### DIRECTIVE
Please transcribe the data below exactly. Leave the pictures out.

### DATA BLOCK
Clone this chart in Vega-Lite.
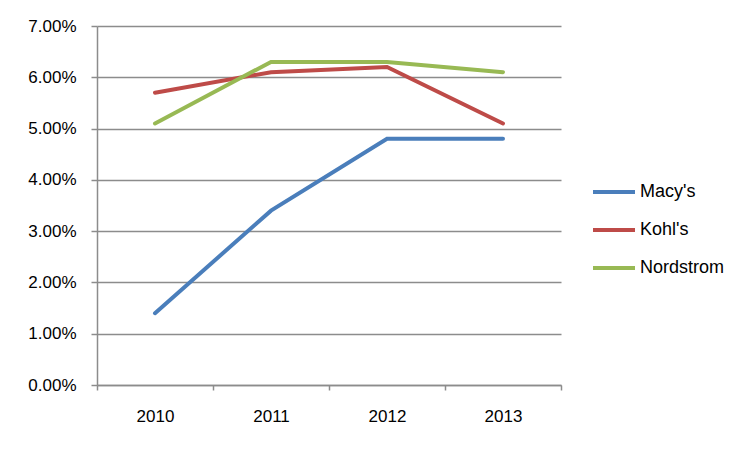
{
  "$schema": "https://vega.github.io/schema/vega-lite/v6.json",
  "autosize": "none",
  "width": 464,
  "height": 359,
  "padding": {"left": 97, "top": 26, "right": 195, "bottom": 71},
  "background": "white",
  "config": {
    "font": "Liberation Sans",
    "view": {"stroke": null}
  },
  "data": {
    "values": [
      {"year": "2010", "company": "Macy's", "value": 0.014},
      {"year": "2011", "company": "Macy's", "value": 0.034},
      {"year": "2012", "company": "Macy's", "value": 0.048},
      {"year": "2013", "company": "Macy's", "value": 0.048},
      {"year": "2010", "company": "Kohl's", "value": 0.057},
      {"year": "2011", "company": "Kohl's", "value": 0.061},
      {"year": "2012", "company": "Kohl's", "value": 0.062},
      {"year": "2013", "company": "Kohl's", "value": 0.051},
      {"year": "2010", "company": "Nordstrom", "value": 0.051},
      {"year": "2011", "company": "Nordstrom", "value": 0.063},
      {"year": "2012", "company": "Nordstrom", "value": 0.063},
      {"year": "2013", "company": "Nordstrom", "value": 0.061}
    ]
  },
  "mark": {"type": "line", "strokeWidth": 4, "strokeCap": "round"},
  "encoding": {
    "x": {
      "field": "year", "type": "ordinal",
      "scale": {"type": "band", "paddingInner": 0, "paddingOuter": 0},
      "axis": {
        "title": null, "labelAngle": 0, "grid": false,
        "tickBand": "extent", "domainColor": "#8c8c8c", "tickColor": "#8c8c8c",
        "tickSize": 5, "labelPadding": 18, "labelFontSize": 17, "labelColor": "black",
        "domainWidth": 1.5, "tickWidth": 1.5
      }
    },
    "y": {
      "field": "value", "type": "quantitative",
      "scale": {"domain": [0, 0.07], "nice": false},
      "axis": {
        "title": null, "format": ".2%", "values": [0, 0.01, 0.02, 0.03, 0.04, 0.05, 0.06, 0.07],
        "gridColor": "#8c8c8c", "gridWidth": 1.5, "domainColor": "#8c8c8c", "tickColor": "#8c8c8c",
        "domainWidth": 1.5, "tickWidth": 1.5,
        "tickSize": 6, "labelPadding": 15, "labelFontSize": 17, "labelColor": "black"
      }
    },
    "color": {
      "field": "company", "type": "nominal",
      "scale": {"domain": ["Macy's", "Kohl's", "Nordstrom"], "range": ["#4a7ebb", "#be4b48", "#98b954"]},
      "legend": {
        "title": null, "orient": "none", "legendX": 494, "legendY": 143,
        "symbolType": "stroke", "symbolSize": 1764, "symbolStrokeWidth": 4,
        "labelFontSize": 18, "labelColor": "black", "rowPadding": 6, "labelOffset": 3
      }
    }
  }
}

### ANSWER
Clone this chart in Vega-Lite.
{
  "$schema": "https://vega.github.io/schema/vega-lite/v6.json",
  "autosize": "none",
  "width": 464,
  "height": 359,
  "padding": {"left": 97, "top": 26, "right": 195, "bottom": 71},
  "background": "white",
  "config": {
    "font": "Liberation Sans",
    "view": {"stroke": null}
  },
  "data": {
    "values": [
      {"year": "2010", "company": "Macy's", "value": 0.014},
      {"year": "2011", "company": "Macy's", "value": 0.034},
      {"year": "2012", "company": "Macy's", "value": 0.048},
      {"year": "2013", "company": "Macy's", "value": 0.048},
      {"year": "2010", "company": "Kohl's", "value": 0.057},
      {"year": "2011", "company": "Kohl's", "value": 0.061},
      {"year": "2012", "company": "Kohl's", "value": 0.062},
      {"year": "2013", "company": "Kohl's", "value": 0.051},
      {"year": "2010", "company": "Nordstrom", "value": 0.051},
      {"year": "2011", "company": "Nordstrom", "value": 0.063},
      {"year": "2012", "company": "Nordstrom", "value": 0.063},
      {"year": "2013", "company": "Nordstrom", "value": 0.061}
    ]
  },
  "mark": {"type": "line", "strokeWidth": 4, "strokeCap": "round"},
  "encoding": {
    "x": {
      "field": "year", "type": "ordinal",
      "scale": {"type": "band", "paddingInner": 0, "paddingOuter": 0},
      "axis": {
        "title": null, "labelAngle": 0, "grid": false,
        "tickBand": "extent", "domainColor": "#8c8c8c", "tickColor": "#8c8c8c",
        "tickSize": 5, "labelPadding": 18, "labelFontSize": 17, "labelColor": "black",
        "domainWidth": 1.5, "tickWidth": 1.5
      }
    },
    "y": {
      "field": "value", "type": "quantitative",
      "scale": {"domain": [0, 0.07], "nice": false},
      "axis": {
        "title": null, "format": ".2%", "values": [0, 0.01, 0.02, 0.03, 0.04, 0.05, 0.06, 0.07],
        "gridColor": "#8c8c8c", "gridWidth": 1.5, "domainColor": "#8c8c8c", "tickColor": "#8c8c8c",
        "domainWidth": 1.5, "tickWidth": 1.5,
        "tickSize": 6, "labelPadding": 15, "labelFontSize": 17, "labelColor": "black"
      }
    },
    "color": {
      "field": "company", "type": "nominal",
      "scale": {"domain": ["Macy's", "Kohl's", "Nordstrom"], "range": ["#4a7ebb", "#be4b48", "#98b954"]},
      "legend": {
        "title": null, "orient": "none", "legendX": 494, "legendY": 143,
        "symbolType": "stroke", "symbolSize": 1764, "symbolStrokeWidth": 4,
        "labelFontSize": 18, "labelColor": "black", "rowPadding": 6, "labelOffset": 3
      }
    }
  }
}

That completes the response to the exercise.